The J.M. Smucker Company (SJM) delivered earnings per share (EPS) of $1.04 for its first quarter fiscal 2011 ended July 31, 2010, outperforming the Zacks Consensus Estimate of 95 cents and the year-ago EPS of 92 cents. Stronger margins aided by a lower tax rate drove the outperformance.

For the first quarters of fiscal 2011 and 2010, EPS excluded restructuring and merger and integration costs of 18 cents and 9 cents, respectively. Including these items, the company reported EPS of 86 cents in the reported quarter compared with 83 cents in the year-ago quarter.

Net sales remained almost flat at $1,047.3 million in the quarter as the impact of favorable foreign exchange rates and sales mix offset the impact of the potato business divestiture and an overall 3% decline in volume. The volume decline was driven by the company’s oils and baking brands in the U.S. and Canada. The company, however, achieved volume gains in Folgers and Dunkin’ Donuts brand coffee, Jif peanut butter, Hungry Jack pancake mixes and syrups, and beverages in natural foods.

Expenses and Margin Performance

Cost of products sold, excluding restructuring costs, dipped 2.5% year over year to $629.4 million. Gross profit upped 2.9% to $417.9 million while gross margin expanded 130 basis points to 39.9%.

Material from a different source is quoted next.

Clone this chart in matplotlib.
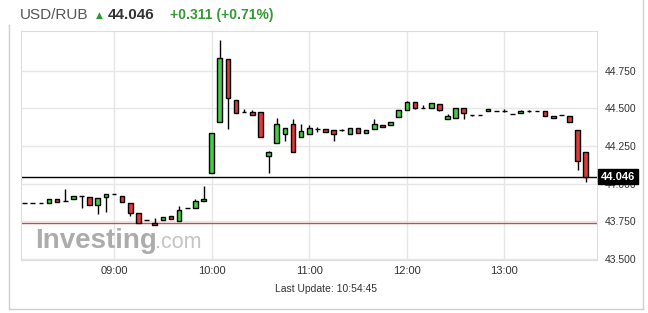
import numpy as np
import matplotlib
matplotlib.use("Agg")
import matplotlib.pyplot as plt
from matplotlib.lines import Line2D

plt.rcParams["font.family"] = ["Liberation Sans", "DejaVu Sans"]

# 5-minute candles, first one at 08:05
start_minute = -55  # minutes relative to 09:00
opens = [43.868, 43.868, 43.868, 43.870, 43.900, 43.885, 43.897, 43.919, 43.912, 43.857, 43.912,
         43.928, 43.919, 43.868, 43.801, 43.757, 43.739, 43.757, 43.784, 43.750, 43.835, 43.835, 43.884,
         44.072, 44.407, 44.825, 44.555, 44.473, 44.477, 44.477, 44.185, 44.267, 44.327, 44.394, 44.307,
         44.327, 44.360, 44.360, 44.356, 44.356, 44.330, 44.367, 44.334, 44.363, 44.391, 44.390, 44.444,
         44.489, 44.544, 44.500, 44.500, 44.527, 44.429, 44.438, 44.500, 44.455, 44.455, 44.482, 44.484,
         44.484, 44.464, 44.471, 44.482, 44.482, 44.482, 44.438, 44.455, 44.451, 44.356, 44.207]
closes = [43.868, 43.868, 43.868, 43.897, 43.877, 43.885, 43.919, 43.919, 43.857, 43.905, 43.928,
          43.928, 43.875, 43.801, 43.735, 43.757, 43.724, 43.779, 43.762, 43.824, 43.835, 43.884, 43.897,
          44.338, 44.832, 44.566, 44.467, 44.473, 44.453, 44.311, 44.210, 44.394, 44.367, 44.212, 44.350,
          44.371, 44.360, 44.340, 44.327, 44.356, 44.367, 44.334, 44.356, 44.394, 44.378, 44.407, 44.489,
          44.540, 44.504, 44.500, 44.533, 44.489, 44.449, 44.500, 44.467, 44.455, 44.455, 44.493, 44.484,
          44.484, 44.464, 44.484, 44.482, 44.482, 44.451, 44.451, 44.455, 44.411, 44.150, 44.046]
highs = [43.868, 43.868, 43.868, 43.897, 43.900, 43.963, 43.919, 43.919, 43.912, 43.905, 43.928,
         43.928, 43.919, 43.868, 43.801, 43.757, 43.772, 43.779, 43.784, 43.850, 43.835, 43.900, 43.983,
         44.338, 44.955, 44.825, 44.555, 44.495, 44.487, 44.477, 44.215, 44.434, 44.367, 44.427, 44.394,
         44.389, 44.378, 44.360, 44.356, 44.360, 44.367, 44.367, 44.356, 44.429, 44.391, 44.407, 44.489,
         44.550, 44.544, 44.520, 44.533, 44.527, 44.460, 44.500, 44.500, 44.455, 44.455, 44.493, 44.484,
         44.493, 44.464, 44.490, 44.489, 44.482, 44.482, 44.451, 44.458, 44.451, 44.356, 44.207]
lows = [43.868, 43.868, 43.868, 43.870, 43.877, 43.885, 43.897, 43.839, 43.857, 43.800, 43.808,
        43.928, 43.875, 43.785, 43.735, 43.757, 43.724, 43.757, 43.762, 43.750, 43.835, 43.835, 43.884,
        44.072, 44.407, 44.360, 44.467, 44.473, 44.453, 44.311, 44.068, 44.267, 44.283, 44.212, 44.307,
        44.327, 44.340, 44.340, 44.285, 44.350, 44.330, 44.334, 44.334, 44.363, 44.378, 44.390, 44.444,
        44.489, 44.497, 44.500, 44.500, 44.480, 44.429, 44.438, 44.429, 44.449, 44.455, 44.482, 44.484,
        44.475, 44.464, 44.471, 44.478, 44.482, 44.451, 44.438, 44.455, 44.411, 44.090, 44.008]

hour_labels = ["09:00", "10:00", "11:00", "12:00", "13:00"]
price_ticks = [43.500, 43.750, 44.000, 44.250, 44.500, 44.750]
last_price = 44.046
prev_close = 43.735

W, H = 648, 313
fig = plt.figure(figsize=(W / 100, H / 100), dpi=100)
fig.patch.set_facecolor("white")

# outer panel border (left side starts below the header)
border = "#cfcfcf"
fig.add_artist(Line2D([9 / W, 9 / W], [1 - 309 / H, 1 - 25 / H], transform=fig.transFigure,
                      color=border, lw=1))
fig.add_artist(Line2D([9 / W, 643 / W], [1 - 309 / H, 1 - 309 / H], transform=fig.transFigure,
                      color=border, lw=1))
fig.add_artist(Line2D([643 / W, 643 / W], [1 - 309 / H, 1.0], transform=fig.transFigure,
                      color=border, lw=1))

ax = fig.add_axes([21 / W, 1 - 260 / H, 575.5 / W, 229 / H])
ax.set_xlim(-57.2, 296.6)
ax.set_ylim(43.4914, 45.014)

x = start_minute + 5 * np.arange(len(opens))
o = np.array(opens)
c = np.array(closes)
up = c >= o
colors = np.where(up, "#44cc44", "#dd3a3a")

ax.vlines(x, lows, highs, color="black", lw=1, zorder=3)
ax.bar(x, np.abs(c - o), bottom=np.minimum(o, c), width=2.8, color=colors,
       edgecolor="black", linewidth=1.0, zorder=4)

ax.axhline(last_price, color="black", lw=1, zorder=2)
ax.axhline(prev_close, color="#c05050", lw=1, zorder=2)

ax.set_xticks(60 * np.arange(len(hour_labels)))
ax.set_xticklabels(hour_labels)
ax.set_yticks(price_ticks)
ax.set_yticklabels([f"{p:.3f}" for p in price_ticks])
ax.tick_params(axis="y", left=False, labelleft=False, right=False, labelright=True,
               length=0, pad=6, labelsize=7.5, labelcolor="#333333")
ax.tick_params(axis="x", length=0, pad=4, labelsize=8, labelcolor="#333333")
ax.grid(True, color="#e6e6e6", lw=1, zorder=0)
ax.set_axisbelow(True)
for s in ax.spines.values():
    s.set_color("#dddddd")

ax.annotate(f"{last_price:.3f}", xy=(1, last_price), xycoords=("axes fraction", "data"),
            xytext=(3, 0), textcoords="offset points", ha="left", va="center",
            color="white", fontsize=8, fontweight="bold", zorder=10,
            bbox=dict(boxstyle="square,pad=0.25", fc="black", ec="black"),
            annotation_clip=False)

# watermark
ax.text(35 / W, 1 - 248.5 / H, "Investing", transform=fig.transFigure, fontsize=20,
        fontweight="bold", color="#acacac", va="baseline", zorder=1)
ax.text(155 / W, 1 - 248.5 / H, ".com", transform=fig.transFigure, fontsize=15.5,
        color="#c4c4c4", va="baseline", zorder=1)

# header
fig.text(20 / W, 1 - 19 / H, "USD/RUB", fontsize=11, color="#555555", va="baseline")
fig.text(96 / W, 1 - 18 / H, "\u25b2", fontsize=6.5, color="#2e9b2e", va="baseline",
         family="DejaVu Sans")
fig.text(108 / W, 1 - 19 / H, "44.046", fontsize=11, fontweight="bold", color="#333333",
         va="baseline")
fig.text(170 / W, 1 - 19 / H, "+0.311 (+0.71%)", fontsize=10, fontweight="bold",
         color="#339933", va="baseline")

fig.text(326 / W, 1 - 289 / H, "Last Update: 10:54:45", fontsize=7.5, color="#333333",
         ha="center", va="center")

fig.savefig("out.png", dpi=100)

Selling, distribution and administrative expenses increased 1% year over year to $203.3 million and as percentage of net sales increased to 19.4% from 19.1%. Marketing, selling and distribution expenses remained on par with year-ago levels while general and administrative expenses increased 4%, driven by higher depreciation charges and digital marketing initiatives. Excluding the impact of special items, operating income increased 5.2% to $196.1 million with operating margin expanding 100 basis points to 18.7%.

Interest expense plunged 13% or $2.4 million to $16.5 million due to lower loans outstanding during the quarter compared with the prior-year quarter. Income taxes decreased $6.3 million, leading to an effective tax rate of 31.3% compared with 35.2% in the year-ago quarter. The effective tax rate in the quarter reflects benefits realized from an increased deduction related to the U.S. manufacturing activities versus 2010, together with lower state income taxes and a favorable federal income tax determination related to a prior year.

Segment Performance

The company’s biggest segment, U.S. Retail Coffee Market, reported a 7% increase in sales to $393.6 million aided by a 5% increase in volumes in the Folgers and Dunkin’ Donuts coffee. Further, recent price hikes in coffee averaging 4% also contributed modestly to the increase. Segment profit inched 1% to $111.9 million as higher sales were offset by an increase in green coffee costs. Segment margin contracted 200 basis points to 28.4%.

The U.S. Retail Consumer Market segment’s sales and volume remained flat, excluding potato products divested in the fourth quarter of 2010. Reported segment net sales and volume however dipped 4% and 3%, respectively. Segment profit increased 8% to $71.4 million and segment margin spiked to 25.6% from 22.7% in the year-ago quarter. Additional marketing investments were more than offset by lower raw material costs (primarily peanuts and certain fruits), a decrease in supply chain costs and favorable product mix associated with peanut butter.

Net sales and volume in the U.S. Retail Oils and Baking Market segment were down 11% and 12% respectively, driven primarily by Pillsbury flour and baking mixes and Crisco oils in a continuing competitive and promotional environment. Segment profit declined 12%, mainly due to a decline in net sales and higher production costs as well as unrealized mark-to-market adjustments on commodity contracts. Segment margin contracted 20 basis points to 13.2%.

Net sales in the Special Markets segment remained flat with year-ago levels at $200.6 million. However, excluding foreign exchange, net sales decreased 3%. Volume increased 1%, driven by gains in the natural foods, canned milk, condiments and coffee categories, which offset declines in the flour, oils and foodservice portion control categories. Segment profit increased 31% and segment margin expanded a whopping 400 basis points to 17.4% due to lower supply chain costs, the favorable impact of mix, and unrealized mark-to-market adjustments on commodity contracts.

Cash Position

As of July 31, 2010, Smucker had cash and cash equivalents of $522.7 million compared with $283.6 million as of April 30, 2010. Cash flow from operating activities were $27.2 million, compared with $25.8 million in the same period in 2010. The company uses a significant amount of cash during the first half of each fiscal year, primarily due to seasonal fruit and vegetable procurement, the build-up of inventories to support the Fall Bake and Holiday period, and the additional increase of coffee inventory in advance of the Atlantic hurricane season.

The company expects cash provided by operations in the second half of the fiscal year to exceed the amount in the first half of the year upon completion of its key promotional periods.

Outlook

For fiscal 2011, Smucker expects net sales to increase slightly ahead of the 3% growth indicated in its earlier outlook, mainly driven by its recent pricing actions. Excluding restructuring and merger and integration costs, EPS is expected to range between $4.50 and $4.60, in line with the company’s original estimates.